In support of the draft IEEE 802.15.4 standard being driven by the ZigBee Alliance - an association of companies working together to enable reliable, cost-effective, low power, wirelessly networked, monitoring and control products based on an open global standard - Motorola Inc. is delivering hardware and software samples to several development partners. In fact, the company was the first to demonstrate ZigBee 2.4 GHz wireless networking technology at the ZigBee Alliance European Open House in Berlin, Germany, in June 2003. Furthermore, engineering samples of the comprehensive, standard-compliant Motorola solution are expected to be available in November.

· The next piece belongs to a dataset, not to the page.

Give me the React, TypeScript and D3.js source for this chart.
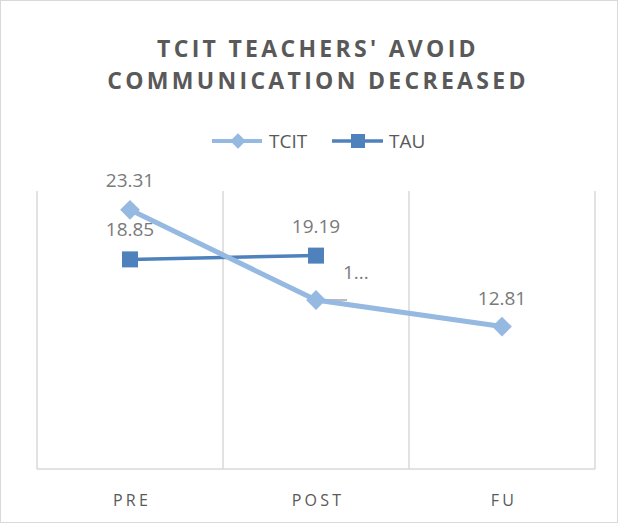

A void in the wireless networking spectrum is filled by the IEEE 802.15.4 standard as it empowers designers to create products with low cost, very low power and highly flexible wireless networking capabilities. ZigBee-enabled products are engineered to allow businesses to automate, control and wirelessly connect their enterprise systems.

The IEEE 802.15.4 standard details the Physical Layer (PHY) and Medium Access Control (MAC) specifications, and offers the building blocks for different types of networking - star, mesh and cluster tree. Motorola's MAC/PHY 802.15.4 solution is designed to support the global 2.4 GHz band at data rates of up to 250 kbps over air. The PHY is enabled with an RF transceiver data modem and a number of features have been incorporated to allow flexibility for engineers incorporating ZigBee into their products. An on-chip power management circuit can manage power sources from 2.0 to 3.6 V.

The transceiver integrates a power amplifier, a LNA with filtering, and is engineered to support multiple power-down states. A standard serial peripheral interface can connect with the host controller to send and receive digitised data packets, and a MAC code is offered for use with an extensive family of microcontrollers.